Direction:
Take the data below and write out exactly the lines from the one with "Convert this diagram to TikZ code." through the one with "pattern=on 0.11cm off"; omit every other line.

Stored records:
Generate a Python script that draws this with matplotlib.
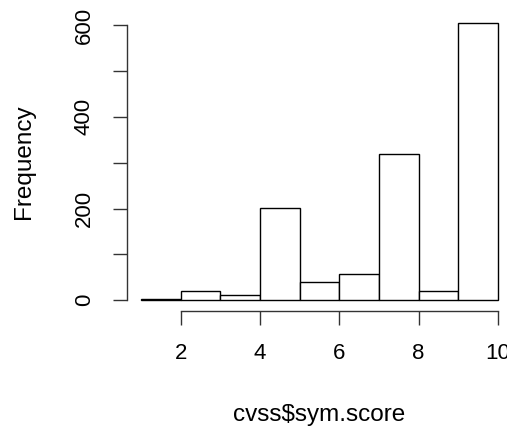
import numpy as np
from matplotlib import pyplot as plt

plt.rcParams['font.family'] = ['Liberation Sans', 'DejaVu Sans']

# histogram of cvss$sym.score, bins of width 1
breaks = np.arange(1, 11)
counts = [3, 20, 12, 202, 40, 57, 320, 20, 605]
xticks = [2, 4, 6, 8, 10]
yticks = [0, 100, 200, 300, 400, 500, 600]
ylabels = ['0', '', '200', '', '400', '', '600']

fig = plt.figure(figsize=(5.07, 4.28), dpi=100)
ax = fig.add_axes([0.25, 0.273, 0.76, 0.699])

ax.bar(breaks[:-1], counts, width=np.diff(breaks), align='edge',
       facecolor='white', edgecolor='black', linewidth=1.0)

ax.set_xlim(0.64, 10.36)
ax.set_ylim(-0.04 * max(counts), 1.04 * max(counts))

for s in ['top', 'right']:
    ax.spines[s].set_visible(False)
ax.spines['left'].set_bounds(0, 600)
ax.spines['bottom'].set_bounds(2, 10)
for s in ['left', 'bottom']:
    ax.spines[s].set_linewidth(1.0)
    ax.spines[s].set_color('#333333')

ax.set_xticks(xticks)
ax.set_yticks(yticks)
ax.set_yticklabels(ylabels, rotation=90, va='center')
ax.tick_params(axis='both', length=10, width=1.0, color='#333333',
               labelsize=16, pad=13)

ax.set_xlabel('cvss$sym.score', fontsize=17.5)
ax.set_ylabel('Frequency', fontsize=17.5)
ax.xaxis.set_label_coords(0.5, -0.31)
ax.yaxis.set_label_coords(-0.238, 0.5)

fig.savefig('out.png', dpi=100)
...
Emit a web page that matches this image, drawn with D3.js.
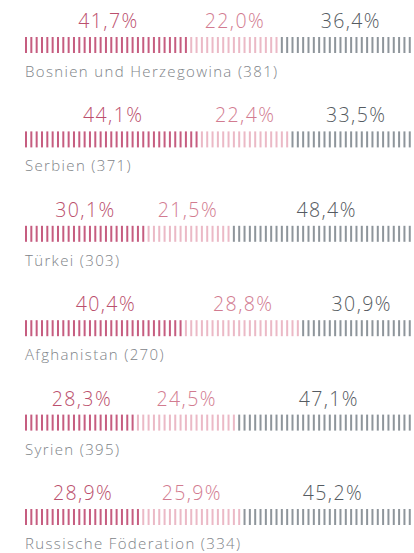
--
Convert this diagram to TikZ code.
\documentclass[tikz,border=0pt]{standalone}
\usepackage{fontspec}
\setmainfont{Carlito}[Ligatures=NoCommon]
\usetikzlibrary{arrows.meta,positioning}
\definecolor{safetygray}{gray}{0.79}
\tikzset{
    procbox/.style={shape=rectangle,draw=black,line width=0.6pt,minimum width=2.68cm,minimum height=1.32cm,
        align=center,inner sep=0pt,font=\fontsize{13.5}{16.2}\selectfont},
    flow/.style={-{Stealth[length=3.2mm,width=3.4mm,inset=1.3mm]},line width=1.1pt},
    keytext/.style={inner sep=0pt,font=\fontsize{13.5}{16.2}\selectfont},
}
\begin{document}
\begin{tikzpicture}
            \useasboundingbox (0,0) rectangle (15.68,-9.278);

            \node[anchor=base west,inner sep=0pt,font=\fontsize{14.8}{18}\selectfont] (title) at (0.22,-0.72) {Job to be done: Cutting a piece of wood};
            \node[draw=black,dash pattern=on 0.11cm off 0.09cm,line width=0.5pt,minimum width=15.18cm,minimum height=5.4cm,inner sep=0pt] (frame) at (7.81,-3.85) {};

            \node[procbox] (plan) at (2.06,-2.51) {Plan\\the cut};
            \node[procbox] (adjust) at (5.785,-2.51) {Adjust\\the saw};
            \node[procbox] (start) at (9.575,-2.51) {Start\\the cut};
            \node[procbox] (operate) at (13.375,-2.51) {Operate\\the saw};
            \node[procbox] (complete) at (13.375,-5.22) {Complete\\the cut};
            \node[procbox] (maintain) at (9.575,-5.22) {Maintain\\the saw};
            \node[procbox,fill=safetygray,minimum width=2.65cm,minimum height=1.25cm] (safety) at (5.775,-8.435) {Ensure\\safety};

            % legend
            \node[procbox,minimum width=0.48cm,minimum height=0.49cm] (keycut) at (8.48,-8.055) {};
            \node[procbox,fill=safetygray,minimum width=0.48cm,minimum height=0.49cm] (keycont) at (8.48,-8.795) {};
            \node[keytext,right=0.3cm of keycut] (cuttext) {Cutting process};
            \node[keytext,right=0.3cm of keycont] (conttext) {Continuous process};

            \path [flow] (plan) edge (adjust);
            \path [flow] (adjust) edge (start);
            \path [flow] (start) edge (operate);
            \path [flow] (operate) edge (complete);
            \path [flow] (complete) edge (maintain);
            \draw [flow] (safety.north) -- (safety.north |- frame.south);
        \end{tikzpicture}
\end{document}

Result of this task:
Convert this diagram to TikZ code.
\documentclass[tikz,border=0pt]{standalone}
\usepackage{fontspec}
\setmainfont{Carlito}[Ligatures=NoCommon]
\usetikzlibrary{arrows.meta,positioning}
\definecolor{safetygray}{gray}{0.79}
\tikzset{
    procbox/.style={shape=rectangle,draw=black,line width=0.6pt,minimum width=2.68cm,minimum height=1.32cm,
        align=center,inner sep=0pt,font=\fontsize{13.5}{16.2}\selectfont},
    flow/.style={-{Stealth[length=3.2mm,width=3.4mm,inset=1.3mm]},line width=1.1pt},
    keytext/.style={inner sep=0pt,font=\fontsize{13.5}{16.2}\selectfont},
}
\begin{document}
\begin{tikzpicture}
            \useasboundingbox (0,0) rectangle (15.68,-9.278);

            \node[anchor=base west,inner sep=0pt,font=\fontsize{14.8}{18}\selectfont] (title) at (0.22,-0.72) {Job to be done: Cutting a piece of wood};
            \node[draw=black,dash pattern=on 0.11cm off 0.09cm,line width=0.5pt,minimum width=15.18cm,minimum height=5.4cm,inner sep=0pt] (frame) at (7.81,-3.85) {};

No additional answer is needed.